The Court also abandoned reasoning used in Bowers, which held that, because all laws are to some extent “rooted in morality,” it may be reasonable to uphold certain laws simply because they legislate morality. Justice Antonin Scalia, in his dissenting opinion for Lawrence, bemoaned the death of “morals legislation,” and warned that the decision would ultimately result in “judicial imposition of homosexual marriage.”

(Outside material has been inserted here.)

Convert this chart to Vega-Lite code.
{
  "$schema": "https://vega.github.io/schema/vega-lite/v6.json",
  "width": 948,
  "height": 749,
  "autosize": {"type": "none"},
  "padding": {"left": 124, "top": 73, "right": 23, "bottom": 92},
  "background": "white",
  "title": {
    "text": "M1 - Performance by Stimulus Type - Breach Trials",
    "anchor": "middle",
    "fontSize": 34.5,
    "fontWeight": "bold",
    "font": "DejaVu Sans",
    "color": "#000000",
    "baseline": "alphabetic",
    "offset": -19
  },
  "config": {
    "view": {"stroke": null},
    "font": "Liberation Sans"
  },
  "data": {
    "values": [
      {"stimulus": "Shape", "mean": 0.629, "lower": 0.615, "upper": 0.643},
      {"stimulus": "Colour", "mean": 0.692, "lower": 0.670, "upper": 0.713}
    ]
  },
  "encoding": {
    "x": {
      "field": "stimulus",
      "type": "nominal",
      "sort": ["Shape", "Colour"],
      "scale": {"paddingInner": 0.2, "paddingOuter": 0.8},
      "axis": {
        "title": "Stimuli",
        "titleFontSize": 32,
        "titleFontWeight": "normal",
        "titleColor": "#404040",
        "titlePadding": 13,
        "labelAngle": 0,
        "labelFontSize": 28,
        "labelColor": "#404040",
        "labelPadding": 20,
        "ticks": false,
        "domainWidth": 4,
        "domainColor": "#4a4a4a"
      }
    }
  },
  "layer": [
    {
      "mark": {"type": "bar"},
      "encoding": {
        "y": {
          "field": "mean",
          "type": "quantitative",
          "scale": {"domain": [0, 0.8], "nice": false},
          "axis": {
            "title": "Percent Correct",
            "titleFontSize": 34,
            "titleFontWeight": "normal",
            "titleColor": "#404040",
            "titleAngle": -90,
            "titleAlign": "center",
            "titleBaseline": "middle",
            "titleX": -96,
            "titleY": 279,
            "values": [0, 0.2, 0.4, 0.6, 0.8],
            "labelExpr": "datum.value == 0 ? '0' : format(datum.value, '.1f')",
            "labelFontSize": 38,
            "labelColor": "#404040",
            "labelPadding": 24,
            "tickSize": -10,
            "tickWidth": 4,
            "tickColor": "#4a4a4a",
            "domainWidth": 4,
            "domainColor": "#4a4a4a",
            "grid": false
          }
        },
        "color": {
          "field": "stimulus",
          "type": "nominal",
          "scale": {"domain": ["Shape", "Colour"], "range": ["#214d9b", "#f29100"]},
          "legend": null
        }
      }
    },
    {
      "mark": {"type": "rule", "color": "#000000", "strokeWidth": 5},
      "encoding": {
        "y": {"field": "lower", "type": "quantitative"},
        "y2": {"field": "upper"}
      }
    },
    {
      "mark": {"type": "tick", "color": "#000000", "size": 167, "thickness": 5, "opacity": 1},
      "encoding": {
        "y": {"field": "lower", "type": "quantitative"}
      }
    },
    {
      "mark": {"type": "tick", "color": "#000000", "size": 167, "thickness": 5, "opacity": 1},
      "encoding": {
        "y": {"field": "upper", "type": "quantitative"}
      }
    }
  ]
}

It seems that Scalia’s warning may soon come to fruition. Lawrence v. Texas, by overturning laws whose very existence tainted gay men and women with an air of criminality, paved the way for gay marriage to become a possibility, if not yet a reality. As polls show, more and more Americans are wondering why their gay friends, family members, and coworkers shouldn’t be allowed to get married. As even Bill O’Reilly admits, “the compelling argument is on the side of homosexuals,” and opponents may be hard pressed to do much more than stand by and thump their Bibles.